More exclusive PlayStation 4 hUMA implementation and memory enhancements details

Tags: AMD, hUMA, Sony

As we promised in our previous article, we present new information about the enhancements in the memory system on PlayStation 4.

Bypass Bits

– If many of these sorts of compute shaders are being run simultaneously, there is “cross talk” in that one compute dispatch may forcé an invalidate or a premature flush of another dispatch’s SC memory

– As a result of this (and other factors), it may be optimal to bypass either the L1, or the L2, or both

Bypassing all caches for the accesses to the shared CPU-GPU memory (effectively making the data UC rather than SC) will remove the need for the invalidates and writebacks of L1 and L2
At the same time, there will be more – perhaps much more – traffic to and from system memory

– It is possible to change the V# and T# definitions on a dispatch by dispatch basis when exploring these issues and tuning the application

– However, in order to allow for a more stable and debugable programming approach

Two override bits have been added to the draw call and dispatch controls
The L1 bypass bit specifies that operations on GC and SC memory bypass the L1 and go directly to L2
The L2 bypass bit specifies that operations on SC memory bypass the L2, using the new “Onion+” bus
This allows the application programmer to use same shader code and V#/T# definitions, and then run the shaders with several different cache flush strategies. No recompilation or reconfiguration is required

Four Memory Buffer Usage Examples

1) Simple Rendering

– Vertex shader and pixel shader only; the pixel shader does not direct memory accesses

– Vertex buffers (RO)

– Textures (RO)

– Color and depth buffers are written using dedicated hardware mechanisms, not memory buffers

2) Raycast

– In order to compute visibility (“can the enemy see the player”) or sound effect volume (“is there a direct path from audio source to player”), sets of 64 rays are compared against large triangle databases

– Triangle databases (RO)

– Input rays (SC)

– Output collisions (SC)

– The raycast probably doesn’t use much SC data and could potentially entirely bypass L2

3) Procedural Geometry (e.g. water surface)

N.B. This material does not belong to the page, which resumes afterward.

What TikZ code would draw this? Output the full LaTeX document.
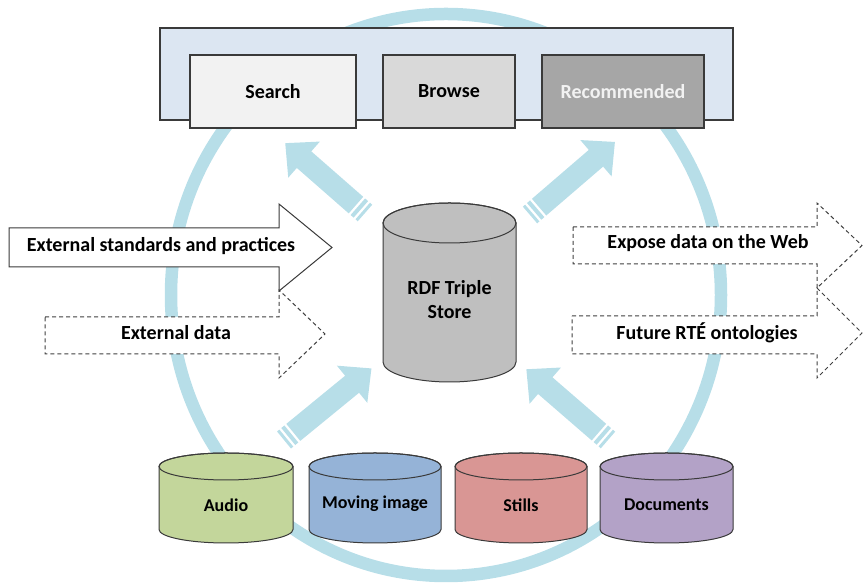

– The CPU maintains a high level state of the water (ripples, splashes coming for interactions with game objects). The GPU generates the detailed water mesh, with is used only for rendering

– Input: water state as maintained by CPU (SC)

– Output: detailed water surface (GC)

4) Chained compute shaders

– Compute shaders write semaphores for the CP to read, enabling other compute dispatches (and perhaps draw calls) to run. They also add packets to compute pipe queues (perhaps packets that kick off more compute dispatches)

– Various buffers (RO, PV, GC, SC)

– Semaphores (UC)

– Compute pipe queue (UC)

– NOTE that CP does not have access to the GPU L2, so semaphores and queue contents must either be assigned the SC memory type (visible to the CP only after a L2 writeback) or the UC memory type (which bypases the L2)

– Using UC can allow for greater flexibility, e.g. a compute dispatch can have several stages that send and receive semaphores. Using SC requires the dispatch to terminate before the semaphore is visible externally

Strategies for Scalar Loads

– In addition to the “gather read” and “scatter write” loads into VGPRs (Vector GPRs), the R10xx core also supports scalar reads and writes into SGPRs (Scalar GPRs)

Typically, scalar reads are used to load T#, V#, and S# structures, as well as any other data that applies to the wavefront as a whole (as opposed to the vector reads that load data on a thread-by-thread basis)

– These read operations use the L2, but instead of the L1 they use a different cache called the “K-cache”. There is one 16 KB K-cache for each three CU’s

The K-cache must be invalidated when there is the possibility that it may contain “stale” data, e.g. a later draw call or dispatch uses the same location in the T# (etc) ring buffer as an earlier call
K-cache invalidation takes 1 cycle but dumps all data, resulting in a high cost
The most straightforward way of reducing the invalidation count is to use larger ring buffers for the scalar input data to the draw calls and dispatches

Performance

– Performance of the L2 cache operations is much better on Liverpool than on R10xx

– The L2 invalidate typically takes 300-350 cycles

All in-flight memory transactions must settle before the invalidate can be completed
A small overhead (about 75 cycles) is required to locate and invalidate the lines
This results in the direct cost listed above. There is also an indirect cost, in that invalidated SC data must potentially be reloaded

– The cost of an L2 writeback depends on the amount of data that must be written back to system memory

The Onion bus can support 10GB/sec, which means 12.5 bytes/cycle (0.2 lines/cycle)
If we attribute 160 GB/sec of the Garlic bus to the GPU, the bus can support 200 bytes/cycle (3.125 lines/cycle)

– If there is only a little SC dirty data present in the L2, the writeback is fairly fast

4K bytes worth of dirty Onion SC lines will take perhaps 500 cycles (Onion bottleneck PLUS small overhead to locate lines PLUS latency to system memory)
20K bytes worth of dirty Garlic SC lines will take about the same time

– Worst case L2 writeback cost is basically the Onion or Garlic cost of writing 512 KB (about 40,000 cycles and 3,000 cycles respectively)

Additional Optimizations

– There are additional further optimizations in the L1 and L2 caches

– The L2 cache has dirty state tracking

If the L2 has performed no reads from SC memory since the last invalidate, it will ignore any requests to invalidate
If the L2 has performed no writes to SC memory since the last writeback, it will ignore any requests to perform a writeback
This will help performance in the situation where multiple pipes are requesting invalidates and writebacks, e.g. several compute pipes are separately dispatching compute shaders that use SC memory

– The L1 cache can be invalidated “once per CU”